Daryl Hall: Yes, it was on South Broad Street, called the Schubert Building. There were staff songwriters, and they were working out of the old Cameo Parkway days, which was Chubby Checker’s ‘The Twist’ and all that stuff, and Lenny Barry, who I became friends with. At 18, I was writing songs with Chubby and working loosely with Kenny Gamble and Leon Huff, and hanging out with Tommy Bell, who would just sit at his piano and write songs. I would sit there with him taking it all in… At the same time I had my band [Gulliver], and we used to sing and hang out at the Uptown Theater, when I became good friends with the Temptations and Smokey Robinson. Smokey tried to get me on Motown, but it was a little too early, and that didn’t work out. So I stayed in Philadelphia, met John Oates, worked with him off and on. After college, we decided to do it full-time, and that became what is now Hall & Oates.
So after such incredible success as a recording artist, you turned your attentions to creating your own show…
Daryl Hall: Although I came up in the world of Philly soul, I’m fluent in several musical languages and I’m comfortable working with different people from different generations. I wanted to put something together that would let people see those other aspects of me, and this allowed me to do it.
Reflecting back, how have you summoned your songwriting muse?
Daryl Hall: I look at the world through songwriter’s eyes, so everything I hear it filters back to me musically. It’s all about music and songs 24/7.
You have been a celebrated house restorer with historic homes in upstate New York, Maine, and London here in the UK. Does your love of old beautiful buildings also extend to that of vintage guitars?
Daryl Hall: Yes it does. I like handcrafted things, whether it is old houses, articles of clothing, or guitars. I own a lot of vintage guitars, yes. So many that I sometimes have a hard time deciding which guitar to play! I’ve really lost count of how many – I sell some, buy some. I don’t keep track. I have a Gibson Hummingbird that my guitarist and best friend, T-Bone Wolk, left to me after his death. That guitar not only means a lot to me because it belonged to him, it’s also an amazing sounding guitar – it’s got a really huge sound.
I discovered your ties to England go back to the late 70s, and your friendship with guitarist Robert Fripp via your solo album Sacred Songs (1980). How did you meet Fripp?
Daryl Hall: I met Robert through a friend in 1974, and we became friends instantly. We have a lot of the same interests, and we just got along. I was first starting to spend a lot of time in England then, so I would stay at his house, and he used to stay at my house over here.
On Live From Daryl’s House, you’ve collaborated with many friends and mentors including Todd Rundgren, Smokey Robinson, plus some upcoming artists.

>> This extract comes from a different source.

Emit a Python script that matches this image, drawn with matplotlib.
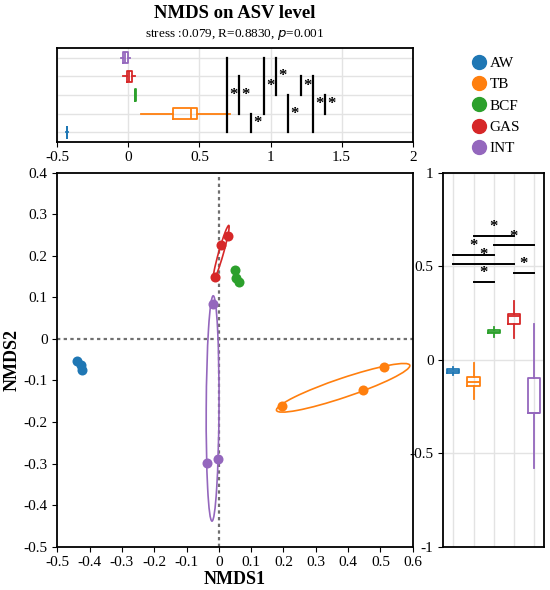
import matplotlib
matplotlib.use('Agg')
import matplotlib.pyplot as plt
from matplotlib.lines import Line2D
from matplotlib.patches import Ellipse
import numpy as np

GROUPS = ['AW', 'TB', 'BCF', 'GAS', 'INT']
COLORS = ['#1f77b4', '#ff7f0e', '#2ca02c', '#d62728', '#9467bd']

# NMDS site scores per group (three replicates)
NMDS1 = {'AW': [-0.438, -0.427, -0.424],
         'TB': [0.196, 0.447, 0.511],
         'BCF': [0.049, 0.053, 0.062],
         'GAS': [-0.013, 0.007, 0.027],
         'INT': [-0.018, -0.036, -0.004]}
NMDS2 = {'AW': [-0.052, -0.063, -0.075],
         'TB': [-0.162, -0.123, -0.068],
         'BCF': [0.166, 0.146, 0.137],
         'GAS': [0.148, 0.227, 0.248],
         'INT': [0.085, -0.299, -0.288]}

# box summaries: (whislo, q1, med, q3, whishi)
BOX1 = {'AW': (-0.437, -0.434, -0.432, -0.430, -0.427),
        'TB': (0.087, 0.316, 0.440, 0.480, 0.714),
        'BCF': (0.045, 0.047, 0.049, 0.051, 0.053),
        'GAS': (-0.036, -0.012, 0.002, 0.023, 0.046),
        'INT': (-0.052, -0.036, -0.022, -0.005, 0.011)}
BOX2 = {'AW': (-0.084, -0.070, -0.059, -0.050, -0.037),
        'TB': (-0.212, -0.141, -0.121, -0.091, -0.020),
        'BCF': (0.123, 0.143, 0.150, 0.159, 0.177),
        'GAS': (0.114, 0.189, 0.235, 0.244, 0.316),
        'INT': (-0.578, -0.287, -0.287, -0.100, 0.191)}

# significance brackets (group a, group b, position)
SIG1 = [('INT', 'AW', 0.691), ('GAS', 'TB', 0.776), ('TB', 'AW', 0.862),
        ('INT', 'TB', 0.954), ('INT', 'BCF', 1.040), ('BCF', 'AW', 1.125),
        ('GAS', 'BCF', 1.214), ('GAS', 'AW', 1.296), ('BCF', 'TB', 1.385)]
SIG2 = [('TB', 'GAS', 0.661), ('BCF', 'INT', 0.611), ('AW', 'BCF', 0.561),
        ('AW', 'GAS', 0.512), ('GAS', 'INT', 0.463), ('TB', 'BCF', 0.414)]

ELL_SCALE = 1.24

plt.rcParams.update({'font.family': 'Liberation Serif', 'font.size': 11,
                     'axes.unicode_minus': False, 'axes.linewidth': 1.3})

fig = plt.figure(figsize=(5.5, 5.9), dpi=100)
ax_top = fig.add_axes([0.1042, 0.7598, 0.6462, 0.1583])
ax = fig.add_axes([0.1042, 0.0734, 0.6462, 0.6339])
ax_r = fig.add_axes([0.806, 0.0734, 0.1831, 0.6339])
pos = {g: i + 1 for i, g in enumerate(GROUPS)}


def stats(d):
    return [dict(whislo=v[0], q1=v[1], med=v[2], q3=v[3], whishi=v[4], fliers=[])
            for v in (d[g] for g in GROUPS)]


def draw_boxes(a, d, vert):
    bp = a.bxp(stats(d), positions=list(range(1, 6)), widths=0.6, vert=vert,
               showcaps=False, patch_artist=False, manage_ticks=False)
    for i, c in enumerate(COLORS):
        for key in ('boxes', 'medians'):
            bp[key][i].set(color=c, lw=1.3)
        for w in bp['whiskers'][2 * i:2 * i + 2]:
            w.set(color=c, lw=1.3)


# top panel: NMDS1 distribution
draw_boxes(ax_top, BOX1, vert=False)
for a, b, x in SIG1:
    ax_top.plot([x, x], [pos[a], pos[b]], color='black', lw=1.6)
    ax_top.text(x + 0.045, (pos[a] + pos[b]) / 2, '*', ha='center', va='center',
                fontsize=12, fontweight='bold')
ax_top.set_xlim(-0.5, 2)
ax_top.set_ylim(0.5, 5.5)
ax_top.set_xticks([-0.5, 0, 0.5, 1, 1.5, 2])
ax_top.set_xticklabels(['-0.5', '0', '0.5', '1', '1.5', '2'])
ax_top.set_yticks(range(1, 6))
ax_top.tick_params(axis='y', length=0, labelleft=False)
ax_top.grid(True, color='#e3e3e3', lw=1)
ax_top.set_axisbelow(True)
fig.text(0.4273, 0.977, 'NMDS on ASV level', ha='center', va='center',
         fontsize=13.5, fontweight='bold')
fig.text(0.4273, 0.942, 'stress :0.079, R=0.8830, $\\it{p}$=0.001',
         ha='center', va='center', fontsize=9.5)

# main scatter
ax.axhline(0, color='#707070', lw=1.6, ls=(0, (1.5, 1.5)), zorder=1)
ax.axvline(0, color='#707070', lw=1.6, ls=(0, (1.5, 1.5)), zorder=1)
for g, c in zip(GROUPS, COLORS):
    x = np.array(NMDS1[g])
    y = np.array(NMDS2[g])
    cov = np.cov(x, y)
    vals, vecs = np.linalg.eigh(cov)
    ang = np.degrees(np.arctan2(vecs[1, 1], vecs[0, 1]))
    w, h = 2 * ELL_SCALE * np.sqrt(vals[::-1])
    ax.add_patch(Ellipse((x.mean(), y.mean()), w, h, angle=ang, fill=False,
                         ec=c, lw=1.2, zorder=2))
    ax.scatter(x, y, s=52, color=c, zorder=3, lw=0)
ax.set_xlim(-0.5, 0.6)
ax.set_ylim(-0.5, 0.4)
xt = [-0.5, -0.4, -0.3, -0.2, -0.1, 0, 0.1, 0.2, 0.3, 0.4, 0.5, 0.6]
yt = [-0.5, -0.4, -0.3, -0.2, -0.1, 0, 0.1, 0.2, 0.3, 0.4]
ax.set_xticks(xt)
ax.set_xticklabels([f'{v:g}' for v in xt])
ax.set_yticks(yt)
ax.set_yticklabels([f'{v:g}' for v in yt])
ax.set_xlabel('NMDS1', fontsize=13, fontweight='bold', labelpad=1)
ax.set_ylabel('NMDS2', fontsize=13, fontweight='bold', labelpad=2)

# right panel: NMDS2 distribution
draw_boxes(ax_r, BOX2, vert=True)
for a, b, y in SIG2:
    ax_r.plot([pos[a], pos[b]], [y, y], color='black', lw=1.4)
    ax_r.text((pos[a] + pos[b]) / 2, y + 0.005, '*', ha='center', va='bottom',
              fontsize=12, fontweight='bold')
ax_r.set_xlim(0.5, 5.5)
ax_r.set_ylim(-1, 1)
ax_r.set_xticks(range(1, 6))
ax_r.tick_params(axis='x', length=0, labelbottom=False)
ax_r.set_yticks([-1, -0.5, 0, 0.5, 1])
ax_r.set_yticklabels(['-1', '-0.5', '0', '0.5', '1'])
ax_r.grid(True, color='#e3e3e3', lw=1)
ax_r.set_axisbelow(True)

# legend
handles = [Line2D([], [], marker='o', ls='', ms=10, mfc=c, mec=c) for c in COLORS]
fig.legend(handles, GROUPS, loc='upper left', bbox_to_anchor=(0.843, 0.915),
           frameon=False, handletextpad=0.1, labelspacing=0.5, fontsize=11,
           borderaxespad=0, handlelength=1.2)

fig.savefig('out.png', dpi=100)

What is the inherent challenge in making the show?
Daryl Hall: Every show is surprising, even if it’s with people I know because you never know what’s going happen – just like a blind date. I never know what’s going to move me, where we’re going to go musically. The hardest thing is working with other people’s schedules, because mine is a nightmare.

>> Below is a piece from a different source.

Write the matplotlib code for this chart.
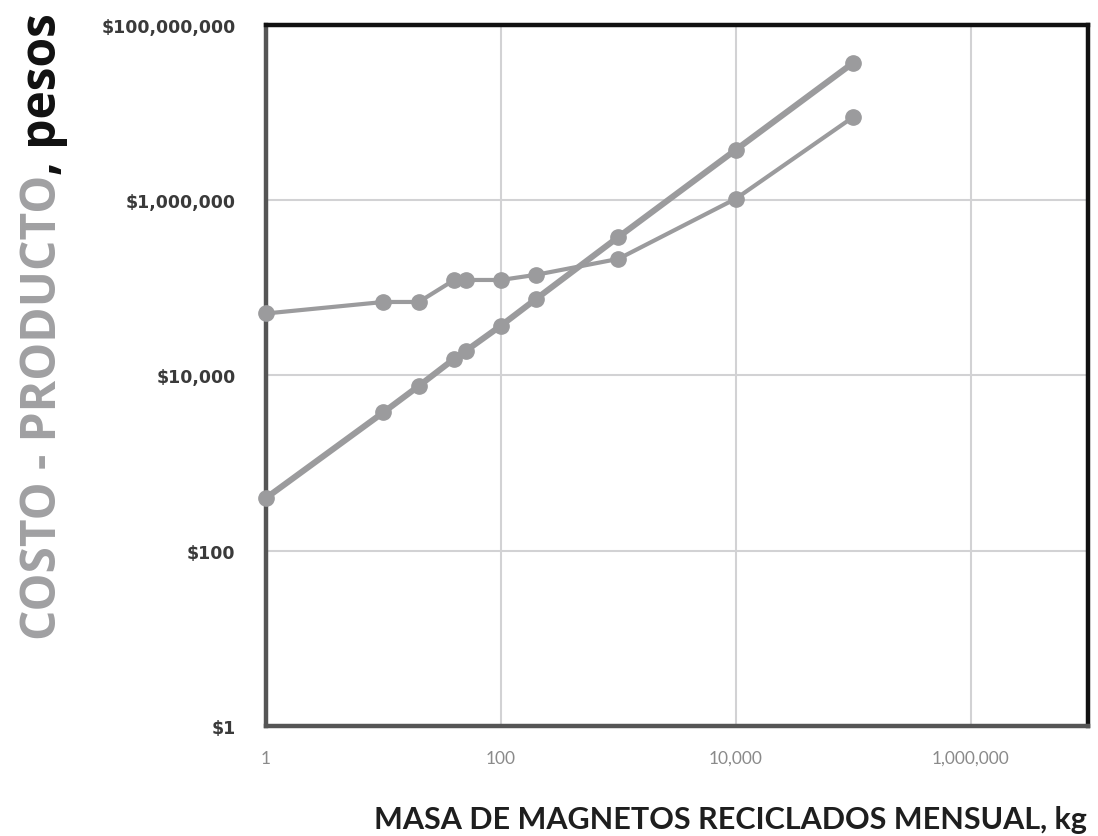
import matplotlib
matplotlib.use('Agg')
import matplotlib.pyplot as plt
from matplotlib.ticker import FuncFormatter, NullLocator

# monthly recycled magnet mass (kg) and cost per product (pesos)
masa_kg = [1, 10, 20, 40, 50, 100, 200, 1000, 10000, 100000]
costo_a = [400, 3800, 7600, 15500, 19000, 37000, 75000, 380000, 3760000, 37000000]
costo_b = [51000, 69000, 69000, 123000, 123000, 123000, 141000, 214000, 1040000, 8900000]

x_ticks = [1, 100, 10000, 1000000]
y_ticks = [1, 100, 10000, 1000000, 100000000]

gris = '#9b9b9d'

fig = plt.figure(figsize=(10.98, 8.37), dpi=100)
ax = fig.add_axes([0.2423, 0.1314, 0.7487, 0.8376])

ax.set_xscale('log')
ax.set_yscale('log')
ax.set_xlim(1, 1e7)
ax.set_ylim(1, 1e8)

ax.plot(masa_kg, costo_a, color=gris, lw=4.4, marker='o', ms=11,
        clip_on=False, zorder=3)
ax.plot(masa_kg, costo_b, color=gris, lw=3.0, marker='o', ms=11,
        clip_on=False, zorder=3)

ax.xaxis.set_minor_locator(NullLocator())
ax.yaxis.set_minor_locator(NullLocator())
ax.set_xticks(x_ticks)
ax.set_yticks(y_ticks)
ax.xaxis.set_major_formatter(FuncFormatter(lambda v, p: f'{v:,.0f}'))
ax.yaxis.set_major_formatter(FuncFormatter(lambda v, p: f'${v:,.0f}'))

ax.grid(True, color='#d2d2d4', lw=1.5, zorder=0)
ax.set_axisbelow(True)
ax.tick_params(length=0)
ax.tick_params(axis='x', pad=17, labelsize=12.5, labelcolor='#8a8a8a')
ax.tick_params(axis='y', pad=22, labelsize=12.5, labelcolor='#3a3a3a')
for lab in ax.get_xticklabels():
    lab.set_family('Lato')
for lab in ax.get_yticklabels():
    lab.set_fontweight('bold')

for side in ['left', 'bottom']:
    ax.spines[side].set_color('#555555')
    ax.spines[side].set_linewidth(3.2)
for side in ['top', 'right']:
    ax.spines[side].set_color('#111111')
    ax.spines[side].set_linewidth(3.2)

fig.text(0.6652, 0.009, 'MASA DE MAGNETOS RECICLADOS MENSUAL, kg',
         ha='center', va='baseline', fontsize=22, color='#1e1e1e',
         family='Lato', fontweight='bold')

# y label in two colours: grey part, then black ", pesos"
x_lab = 0.051
y0 = 0.235
t1 = fig.text(x_lab, y0, 'COSTO - PRODUCTO', rotation=90, rotation_mode='anchor',
              ha='left', va='baseline', fontsize=34.5, fontweight='bold',
              color='#a0a0a2', family='Open Sans')
fig.canvas.draw()
bb = t1.get_window_extent().transformed(fig.transFigure.inverted())
fig.text(x_lab, y0 + bb.height, ', pesos', rotation=90, rotation_mode='anchor',
         ha='left', va='baseline', fontsize=34.5, fontweight='bold',
         color='#111111', family='Open Sans')

fig.savefig('out.png', dpi=100)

As you were inducted into the Rock and Roll Hall of Fame in April , you said: “We’re the only homegrown Philly band in the Hall of Fame. I’m not saying that because I’m proud, I’m saying that’s screwed up.” Despite now being deemed “worthy” after decades of critical derision, it’s telling just how political that whole thing is. But the award comes as your music is really resonating with the youngsters and you guys are not a nostalgic act…

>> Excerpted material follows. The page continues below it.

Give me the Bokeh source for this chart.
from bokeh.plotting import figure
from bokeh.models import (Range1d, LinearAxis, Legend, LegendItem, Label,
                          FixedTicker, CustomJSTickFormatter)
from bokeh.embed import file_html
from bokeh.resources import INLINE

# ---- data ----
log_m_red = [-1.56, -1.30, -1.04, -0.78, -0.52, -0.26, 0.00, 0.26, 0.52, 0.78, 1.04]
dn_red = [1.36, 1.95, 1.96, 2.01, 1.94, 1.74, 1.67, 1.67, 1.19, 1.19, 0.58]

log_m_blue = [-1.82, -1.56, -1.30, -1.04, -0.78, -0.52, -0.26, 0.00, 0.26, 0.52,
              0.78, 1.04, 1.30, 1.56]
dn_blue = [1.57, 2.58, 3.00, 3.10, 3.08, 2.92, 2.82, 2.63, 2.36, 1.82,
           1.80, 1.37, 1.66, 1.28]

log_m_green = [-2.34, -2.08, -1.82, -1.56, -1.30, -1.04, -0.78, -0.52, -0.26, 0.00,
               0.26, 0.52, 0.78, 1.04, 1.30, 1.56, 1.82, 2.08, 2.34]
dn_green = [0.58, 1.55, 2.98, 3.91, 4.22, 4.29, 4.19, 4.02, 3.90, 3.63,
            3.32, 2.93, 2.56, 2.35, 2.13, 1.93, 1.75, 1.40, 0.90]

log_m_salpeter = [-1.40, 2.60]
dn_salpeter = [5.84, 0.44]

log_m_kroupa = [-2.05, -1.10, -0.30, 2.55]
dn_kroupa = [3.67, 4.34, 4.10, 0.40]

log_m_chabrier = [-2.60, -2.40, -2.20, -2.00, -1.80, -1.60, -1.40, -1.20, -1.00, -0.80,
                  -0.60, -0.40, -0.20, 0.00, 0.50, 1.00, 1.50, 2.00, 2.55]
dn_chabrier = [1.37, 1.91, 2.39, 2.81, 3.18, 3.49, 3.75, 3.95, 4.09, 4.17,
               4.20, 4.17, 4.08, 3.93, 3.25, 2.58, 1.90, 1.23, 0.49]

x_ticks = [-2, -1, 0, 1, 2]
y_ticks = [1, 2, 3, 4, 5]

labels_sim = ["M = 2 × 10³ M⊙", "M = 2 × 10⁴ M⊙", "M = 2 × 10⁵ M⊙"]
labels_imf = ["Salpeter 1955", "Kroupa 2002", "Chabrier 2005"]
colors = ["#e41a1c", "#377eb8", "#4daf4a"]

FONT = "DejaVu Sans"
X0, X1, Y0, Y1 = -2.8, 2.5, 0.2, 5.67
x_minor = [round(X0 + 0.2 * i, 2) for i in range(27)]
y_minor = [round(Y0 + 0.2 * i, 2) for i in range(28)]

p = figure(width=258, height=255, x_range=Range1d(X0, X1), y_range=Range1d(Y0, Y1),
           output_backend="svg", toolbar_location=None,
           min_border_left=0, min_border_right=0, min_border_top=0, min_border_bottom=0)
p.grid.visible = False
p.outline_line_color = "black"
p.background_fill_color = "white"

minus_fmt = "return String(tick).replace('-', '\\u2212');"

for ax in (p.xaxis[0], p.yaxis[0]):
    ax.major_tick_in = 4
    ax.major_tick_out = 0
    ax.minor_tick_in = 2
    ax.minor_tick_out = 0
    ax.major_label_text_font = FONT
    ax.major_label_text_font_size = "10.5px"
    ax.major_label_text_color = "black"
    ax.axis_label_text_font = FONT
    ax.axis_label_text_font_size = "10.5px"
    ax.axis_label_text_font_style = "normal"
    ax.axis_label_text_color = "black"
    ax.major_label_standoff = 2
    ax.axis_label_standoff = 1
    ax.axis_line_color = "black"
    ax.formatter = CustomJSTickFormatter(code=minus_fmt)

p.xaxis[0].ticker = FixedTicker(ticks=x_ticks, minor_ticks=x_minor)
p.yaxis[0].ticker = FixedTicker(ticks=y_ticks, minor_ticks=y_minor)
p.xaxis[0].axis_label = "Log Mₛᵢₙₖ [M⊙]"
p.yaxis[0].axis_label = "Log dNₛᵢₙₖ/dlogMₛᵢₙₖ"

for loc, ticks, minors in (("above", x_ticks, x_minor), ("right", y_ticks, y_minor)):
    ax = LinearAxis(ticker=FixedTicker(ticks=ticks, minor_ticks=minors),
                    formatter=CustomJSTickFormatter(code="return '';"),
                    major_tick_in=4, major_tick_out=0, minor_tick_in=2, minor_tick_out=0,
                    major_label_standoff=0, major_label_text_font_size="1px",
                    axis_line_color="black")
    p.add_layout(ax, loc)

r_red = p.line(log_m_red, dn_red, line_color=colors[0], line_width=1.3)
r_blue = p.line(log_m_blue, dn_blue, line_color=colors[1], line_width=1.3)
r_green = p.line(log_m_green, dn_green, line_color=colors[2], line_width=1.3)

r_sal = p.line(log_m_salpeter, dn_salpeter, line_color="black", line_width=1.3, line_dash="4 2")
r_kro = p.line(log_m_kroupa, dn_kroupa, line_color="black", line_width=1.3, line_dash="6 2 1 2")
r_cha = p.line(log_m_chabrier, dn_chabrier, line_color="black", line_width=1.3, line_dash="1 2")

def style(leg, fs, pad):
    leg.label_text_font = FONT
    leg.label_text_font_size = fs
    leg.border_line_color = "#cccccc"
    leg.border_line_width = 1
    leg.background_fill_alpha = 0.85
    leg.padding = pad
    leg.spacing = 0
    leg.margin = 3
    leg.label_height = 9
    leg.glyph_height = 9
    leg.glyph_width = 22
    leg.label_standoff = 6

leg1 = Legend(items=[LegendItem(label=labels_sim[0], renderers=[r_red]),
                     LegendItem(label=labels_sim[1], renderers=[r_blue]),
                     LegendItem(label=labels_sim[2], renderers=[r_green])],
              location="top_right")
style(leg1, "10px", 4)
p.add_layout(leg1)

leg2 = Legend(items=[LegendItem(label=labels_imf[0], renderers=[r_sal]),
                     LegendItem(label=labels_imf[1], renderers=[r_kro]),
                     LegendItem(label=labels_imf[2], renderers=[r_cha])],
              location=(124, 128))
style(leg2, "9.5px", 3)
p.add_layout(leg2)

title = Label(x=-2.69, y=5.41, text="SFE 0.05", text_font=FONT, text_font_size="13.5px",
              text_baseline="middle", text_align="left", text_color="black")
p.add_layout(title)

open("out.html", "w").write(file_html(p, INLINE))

Daryl Hall: I agree, and having kids get into our music is a nice thing. A new generation of people are looking at me and John in a different way, but the validation by the Rock and Roll Hall of Fame, I guess is just about time passing. I’m not into that so much, but I do support the Hall of Fame Museum.
Your wife is English. Is your impending UK tour going to be a homecoming of sorts?
Daryl Hall: I have a lot of family in the UK, and I usually visit every summer as we own a home in London and it’s been a while since we toured there. It’s really special playing there again. It’s been too long.